The cost of your VoIP solution, inclusive of network bandwidth, will be determined by the relationship between the network capacity and the volume of the voice data packets traveling through it. Basically, the more calls you need to make simultaneously, and the higher the sound quality of those calls, the more network capacity you will need for VoIP. And, of course, the bigger the network capacity, the more it will cost.

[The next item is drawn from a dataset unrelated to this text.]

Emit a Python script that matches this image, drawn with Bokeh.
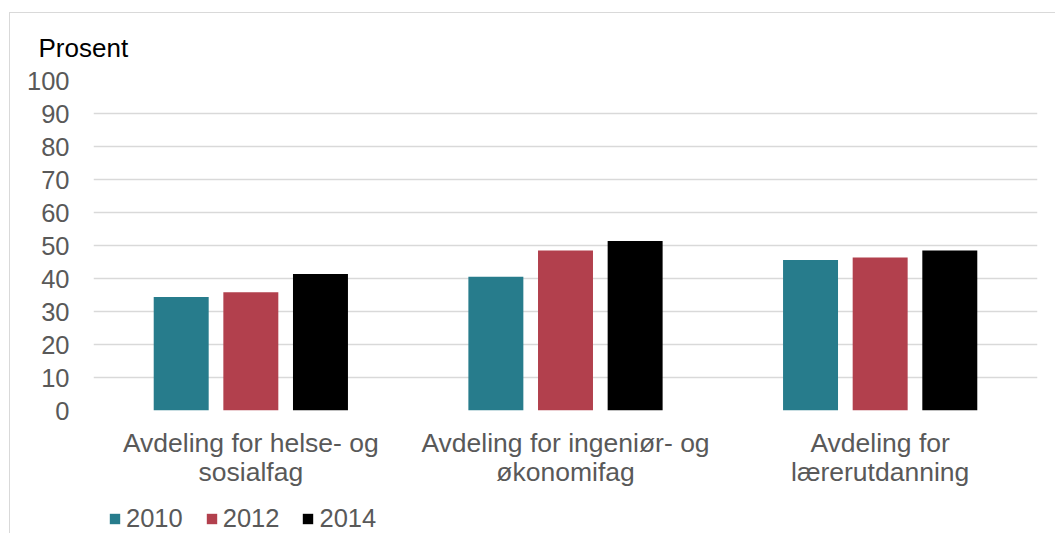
from bokeh.plotting import figure
from bokeh.models import FactorRange, Range1d, FixedTicker, ColumnDataSource, Legend, LegendItem
from bokeh.layouts import column
from bokeh.transform import dodge
from bokeh.embed import file_html
from bokeh.resources import INLINE

categories = ["Avdeling for helse- og\nsosialfag",
              "Avdeling for ingeniør- og\nøkonomifag",
              "Avdeling for\nlærerutdanning"]
years = ["2010", "2012", "2014"]
v2010 = [34.4, 40.5, 45.6]
v2012 = [35.8, 48.5, 46.4]
v2014 = [41.4, 51.4, 48.5]
y_ticks = [0, 10, 20, 30, 40, 50, 60, 70, 80, 90, 100]

colors = ["#277C8C", "#B2404D", "#000000"]
offsets = [-0.2213, 0.0, 0.2213]
FONT = "Liberation Sans"

src = ColumnDataSource(dict(cat=categories, y2010=v2010, y2012=v2012, y2014=v2014))

# main chart
p = figure(x_range=FactorRange(factors=categories, range_padding=0),
           y_range=Range1d(0, 100),
           width=1045, height=485, output_backend="svg", toolbar_location=None,
           min_border_left=83, min_border_right=18, min_border_top=66, min_border_bottom=88)

for yr, col, off in zip(years, colors, offsets):
    p.vbar(x=dodge("cat", off, range=p.x_range), top="y" + yr, width=0.1747,
           source=src, fill_color=col, line_color=None)

p.outline_line_color = None
p.background_fill_color = "white"
p.border_fill_color = "white"
p.xgrid.grid_line_color = None
p.ygrid.grid_line_color = "#D9D9D9"
p.ygrid.grid_line_width = 1.3

p.yaxis.ticker = FixedTicker(ticks=y_ticks)
p.yaxis.axis_line_color = None
p.yaxis.major_tick_line_color = None
p.yaxis.minor_tick_line_color = None
p.yaxis.major_label_text_font = FONT
p.yaxis.major_label_text_font_size = "25.5px"
p.yaxis.major_label_text_color = "#595959"
p.yaxis.major_label_standoff = 18

p.xaxis.axis_line_color = None
p.xaxis.major_tick_line_color = None
p.xaxis.minor_tick_line_color = None
p.xaxis.major_label_text_font = FONT
p.xaxis.major_label_text_font_size = "26.5px"
p.xaxis.major_label_text_color = "#595959"
p.xaxis.major_label_text_line_height = 0.97
p.xaxis.major_label_standoff = 11

p.title.text = "Prosent"
p.title.align = "left"
p.title.offset = -55
p.title.text_font = FONT
p.title.text_font_size = "26px"
p.title.text_font_style = "normal"
p.title.text_color = "black"
p.title.standoff = 35

# legend strip
pl = figure(x_range=FactorRange(factors=categories, range_padding=0),
            y_range=Range1d(1000, 1001),
            width=1045, height=35, output_backend="svg", toolbar_location=None,
            x_axis_location=None, y_axis_location=None, min_border=0)
pl.outline_line_color = None
pl.xgrid.grid_line_color = None
pl.ygrid.grid_line_color = None
items = []
for yr, col, off in zip(years, colors, offsets):
    r = pl.vbar(x=dodge("cat", off, range=pl.x_range), top="y" + yr, width=0.1747,
                source=src, fill_color=col, line_color=None)
    items.append(LegendItem(label=yr, renderers=[r]))

lg = Legend(items=items, orientation="horizontal", location=(15, 0))
lg.border_line_color = None
lg.background_fill_alpha = 0
lg.padding = 0
lg.margin = 0
lg.spacing = 22
lg.label_standoff = 5
lg.glyph_width = 13
lg.glyph_height = 13
lg.label_text_font = FONT
lg.label_text_font_size = "25.5px"
lg.label_text_color = "#595959"
pl.add_layout(lg, "center")

layout = column(p, pl, spacing=0)
layout.margin = (12, 0, 0, 9)
layout.styles = {"border-top": "1px solid #d9d9d9", "border-left": "1px solid #d9d9d9"}

open("out.html", "w").write(file_html(layout, INLINE))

Most VoIP solution providers use a test process to determine the call quality that you want in your business. It’s called the Mean Opinion Score (MOS) test. In a MOS test, you rate call quality on a scale of 1-5, with 5 being excellent quality and a 1 representing the kind of call quality you get when you climb to the top of K2 and dial Nigeria on a 1994 model cell phone. Call quality is based on a number of different technical aspects of your network and VoIP solution, but the “Codec” – the software algorithm that transposes your voice into digital data - is critical. Simply, the higher the sound quality produced by the codec, the more bandwidth it will use. For example, the G.711 codec, which might produce a call of 4.0 MOS quality, might use 80 kilobits per second (Kbps) on the network. In contrast, a G.729 codec, which produces a call with a 3.0 MOS quality, might use just 25 Kbps.
What does this mean to us in terms of costs? Think of it like this: If you knew that your business had a peak call volume of 100 simultaneous conversations, you would need at least 8,000 Kbps of network bandwidth to handle your call data packet traffic using the G.711 codec. That’s 100 calls X 80 Kbps. If you used the G.729 codec, you could make do with 2500 Kbps. The difference in cost for the higher bandwidth could be significant. Yet, it might be completely justified. If your business sells high-ticket products to demanding customers, you might want to pay extra for that higher MOS quality.
The network hardware also has to match your call volume/quality parameters for the complete VoIP solution to work as envisioned. In some cases, outsourcing certain components, such as with a cloud-based PBX, might be a cost-effective way to go. Then, there’s growth and planned overage capacity. Few business phone systems are static. They tend to grow, especially if the business is adding “Unified Communication” features, such as built-in digital faxes and real-time chat, and so forth. There should be some overhead to grow, in terms of bandwidth. In addition, it makes sense to have headroom for bursts in volume. You might have a day where your company is doing 120 calls at a time. It would be great if call quality didn’t suffer because of a spike in activity. You can’t plan for every contingency, but having some breathing room usually makes good business sense.
VoIP capacity planning is simple to understand but tricky to do right. A knowledgeable VoIP advisor can help you determine a financially optimal path to enjoying the business benefits of VoIP on your terms.